My co-worker Emperor Joe and I were outside smoking, and I contemplated where I was going to crash for the evening because my mission is to get sloppy drunk. Joe said, "You are spending the night in the drunk tank." I promptly exclaimed, "Hell fucking no. I have done that once and it's not happening again."

You are probably scratching heading wondering how in the heck a guy who calls himself the Drunken Master ends up in the drunk tank. My brother just started college this year and it was the first weekend after school started. I, some of his boys, and several ladies went out to a club. We spent sometime there I had a beer and a Jager Bomb, but the ladies wanted to go to this party they heard about. I look at my brother and told him, "Let's make the ladies happy."

We roll up to the party and the apartment is packed with people. Prospects looking good. Someone tells us that the beer is in the fridge. Sweet. Beer is consumed, converse with the ladies, and teach my brother how to play Beer Pong. More people show up and the outside parking lot is packed. I'm thinking this can't last much longer but I'm buzzed. I didn't care. I wander outside and low-and-behold I meet some of my fraternity brothers from Eastern's chapter. Good group of guys. One kid had two beers stacked one on top of each other and started drinking. Spilled beer all down his shirt. He had both beers open. Crazy. I tried to introduce my brother to these guys, but he kept wandering off. He was pretty shit-faced at the time.

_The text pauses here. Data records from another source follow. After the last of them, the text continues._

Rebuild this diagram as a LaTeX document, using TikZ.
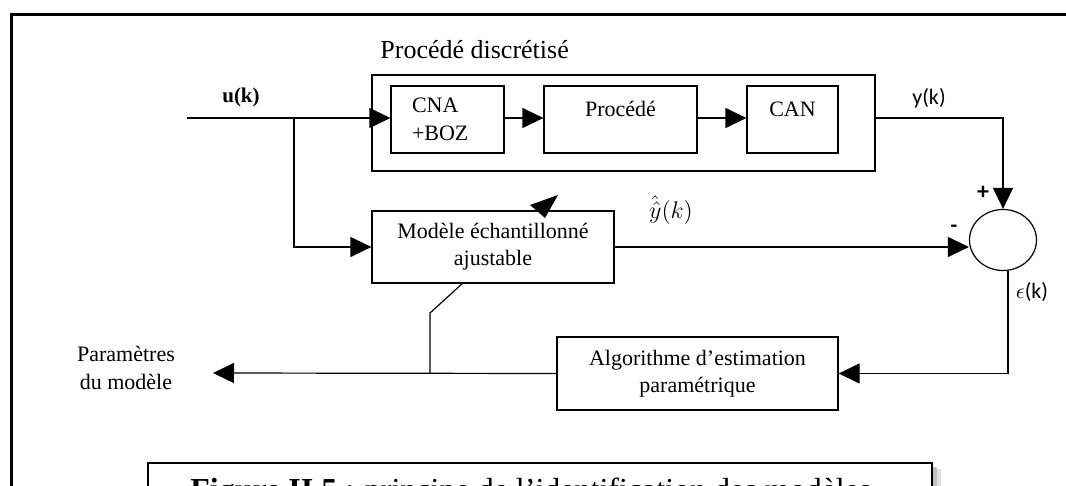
\documentclass[tikz,border=0pt]{standalone}
\usepackage{fontspec}
\setmainfont{Liberation Serif}
\newfontfamily\carl{Carlito}
\usetikzlibrary{arrows.meta,shapes.geometric,calc}
\begin{document}
\begin{tikzpicture}[x=0.5pt,y=-0.5pt,
  blk/.style={draw,line width=0.6pt,fill=white,inner sep=0pt,align=center,
    font=\fontsize{11}{13.6}\selectfont},
  ln/.style={line width=0.6pt},
  arr/.style={ln,-{Triangle[length=10.5pt,width=10pt]}},
  lbl/.style={font=\fontsize{11}{13.6}\selectfont,inner sep=0pt},
  sans/.style={font=\carl\fontsize{11}{13}\selectfont,inner sep=0pt}
]
\path[use as bounding box] (0,0) rectangle (1066,486);
\clip (0,0) rectangle (1066,486);
\fill[white] (0,0) rectangle (1066,486);
% outer frame
\draw[line width=1.5pt] (11,700) -- (11,15) -- (1200,15);

% blocks
\node[blk,minimum width=251.5pt,minimum height=48pt] (outer) at (623.5,123) {};
\node[lbl,anchor=west,font=\fontsize{13}{15}\selectfont] (title) at (380,50) {Procédé discrétisé};
\node[blk,minimum width=56.5pt,minimum height=33.5pt,text width=35.5pt,
      inner xsep=10.5pt,align=left,font=\fontsize{11}{14}\selectfont] (cna) at (447.5,119.5) {CNA\\+BOZ};
\node[blk,minimum width=76.5pt,minimum height=33.5pt] (procd) at (620.5,119.5) {Procédé\\[-3pt]\mbox{}};
\node[blk,minimum width=45.5pt,minimum height=33.5pt] (can) at (792.5,119.5) {CAN\\[-3pt]\mbox{}};

% adjustable model (oblique arrow behind)
\coordinate (jn) at (430,373);
\coordinate (jb) at (430,313);
\coordinate (mb) at (463,283);
\draw[ln] (jn) -- (jb) -- (mb);
\node[blk,minimum width=121pt,minimum height=36pt] (model) at (493,247) {Modèle échantillonné\\ajustable};
\fill (530,205) -- (558,195) -- (545,218) -- cycle;

\node[draw,ellipse,line width=0.6pt,minimum width=33.5pt,minimum height=30.5pt,inner sep=0pt] (sum) at (1003,240) {};
\node[blk,minimum width=140.5pt,minimum height=36.5pt] (algo) at (697.5,373.5) {Algorithme d’estimation\\paramétrique};

% labels
\node[lbl,font=\bfseries\fontsize{10.5}{12}\selectfont] (ulab) at (241,97) {u(k)};
\node[sans] (ylab) at (929,98) {y(k)};
\node[lbl,font=\fontsize{12}{14}\selectfont] (yhat) at (671,210) {$\hat{\hat{y}}(k)$};
\node[sans,font=\carl\bfseries\fontsize{12}{13}\selectfont] (plus) at (983,193) {+};
\node[sans,font=\carl\bfseries\fontsize{11}{13}\selectfont] (minus) at (954,229) {-};
\node[sans] (elab) at (1032,292) {$\epsilon$(k)};
\node[lbl,align=center] (params) at (126,368) {Paramètres\\du modèle};

% connectors
\coordinate (uin) at (187,118);
\coordinate (br) at (294,118);
\coordinate (pout) at (213,373);
\draw[arr] (uin) -- (uin -| cna.west);
\draw[arr] (br) |- (model.west);
\draw[arr] (cna.east |- uin) -- (procd.west |- uin);
\draw[arr] (procd.east |- uin) -- (can.west |- uin);
\draw[arr] (outer.east |- uin) -| (sum.north);
\draw[arr] (model.east) -- (sum.west |- model.east);
\draw[arr] ($(sum.south)+(5,0)$) |- (algo.east);
\draw[arr] (algo.west) -- (pout);

% caption (cut off by the page edge)
\fill[gray!50] (932,467) rectangle (937,540);
\fill[gray!25] (937,469) rectangle (941,540);
\draw[line width=0.7pt,fill=white] (148,463) rectangle (932,540);
\node[anchor=base west,inner sep=0pt,font=\fontsize{16}{18}\selectfont] (cap) at (190,500)
  {\textbf{Figure II.5} : principe de l’identification des modèles};
\end{tikzpicture}
\end{document}
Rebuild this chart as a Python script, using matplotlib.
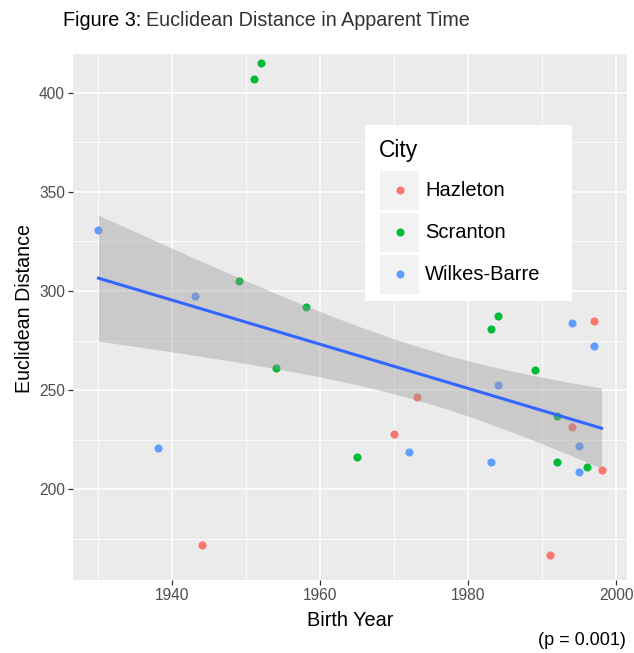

As the inevitable happens, the cops showed up. I had stopped drinking awhile back because I figured I had to be the good big brother and drive everyone home. The cops are breaking up the party. I'm desperately trying to find my brother to get him out of there with a beer in my hand. key point. Like I said he's REAL drunk. The cops stopped me and asked me what I was doing. I told them that I was trying to find my brother. They asked me to pour out the beer. I asked, "Why?" Then the "pigs" proceeded to knock the beer out of my hand, cuff me, and take me to the cruiser. SHIT!!

The officer takes to me what the residents of Richmond, KY call the Madison Radisson. Supposedly it's a nice jail with TVs and square meals. I proceed through booking. They take my belt, keys, wallet, and cell phone. They give me back my cigarettes. I look at them and ask, "Can I get something to light these with?" They give me a box of matches. They then put me in a 8x10 concrete room with a toilet/sink and 9 other guys. I sit down and proceed to light up. Three guys at once ask for a cigarette. I'm thinking, "Sure buddy just leave my asshole alone." The night proceeds with some fairly jovial conversation considering we are in a drunk tank. I finally get a mattress that I can lie down on and try to get some sleep. It was like 1AM when I went in. I won't bore you with the rest of the details; I spent 10.5 hours in that place, even got breakfast. And to top it all off I was SOBER going into the tank.

See people, the Drunk Master even does stupid shit when he is sober. Everyone have a safe New Year's and remember the Drunk Tank is a bad thing.